Task objective:
Set down the data below without change, skipping the pictures it holds.

-- Begin --

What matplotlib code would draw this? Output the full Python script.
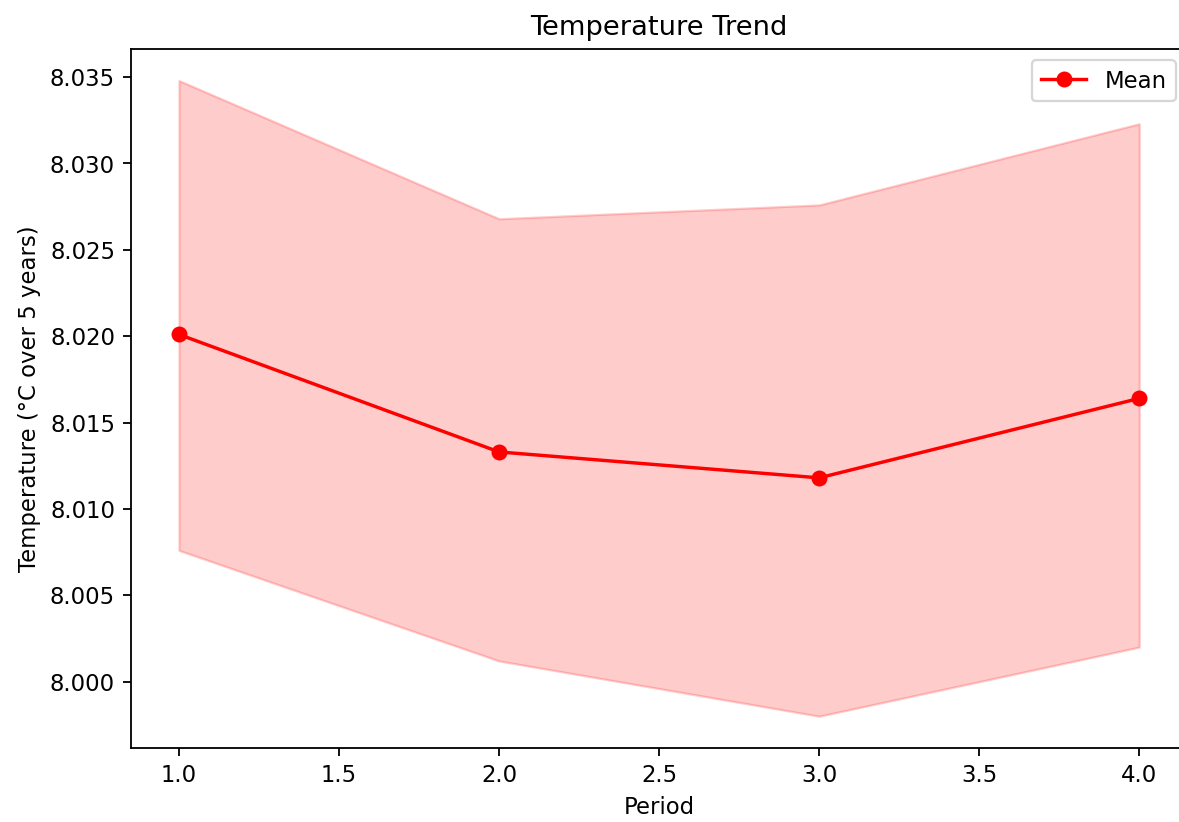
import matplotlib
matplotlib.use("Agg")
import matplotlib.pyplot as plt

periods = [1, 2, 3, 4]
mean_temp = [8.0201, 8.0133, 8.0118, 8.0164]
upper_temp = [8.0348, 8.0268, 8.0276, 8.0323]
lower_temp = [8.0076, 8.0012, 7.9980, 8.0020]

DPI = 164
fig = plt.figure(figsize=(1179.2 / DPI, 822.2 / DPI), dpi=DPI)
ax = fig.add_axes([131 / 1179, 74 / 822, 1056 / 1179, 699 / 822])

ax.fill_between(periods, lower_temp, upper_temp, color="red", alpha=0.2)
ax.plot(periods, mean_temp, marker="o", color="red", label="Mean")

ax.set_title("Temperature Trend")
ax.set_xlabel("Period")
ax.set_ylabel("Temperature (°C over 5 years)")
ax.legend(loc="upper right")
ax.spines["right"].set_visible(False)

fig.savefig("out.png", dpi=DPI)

-- End --

Response:
What matplotlib code would draw this? Output the full Python script.
import matplotlib
matplotlib.use("Agg")
import matplotlib.pyplot as plt

periods = [1, 2, 3, 4]
mean_temp = [8.0201, 8.0133, 8.0118, 8.0164]
upper_temp = [8.0348, 8.0268, 8.0276, 8.0323]
lower_temp = [8.0076, 8.0012, 7.9980, 8.0020]

DPI = 164
fig = plt.figure(figsize=(1179.2 / DPI, 822.2 / DPI), dpi=DPI)
ax = fig.add_axes([131 / 1179, 74 / 822, 1056 / 1179, 699 / 822])

ax.fill_between(periods, lower_temp, upper_temp, color="red", alpha=0.2)
ax.plot(periods, mean_temp, marker="o", color="red", label="Mean")

ax.set_title("Temperature Trend")
ax.set_xlabel("Period")
ax.set_ylabel("Temperature (°C over 5 years)")
ax.legend(loc="upper right")
ax.spines["right"].set_visible(False)

fig.savefig("out.png", dpi=DPI)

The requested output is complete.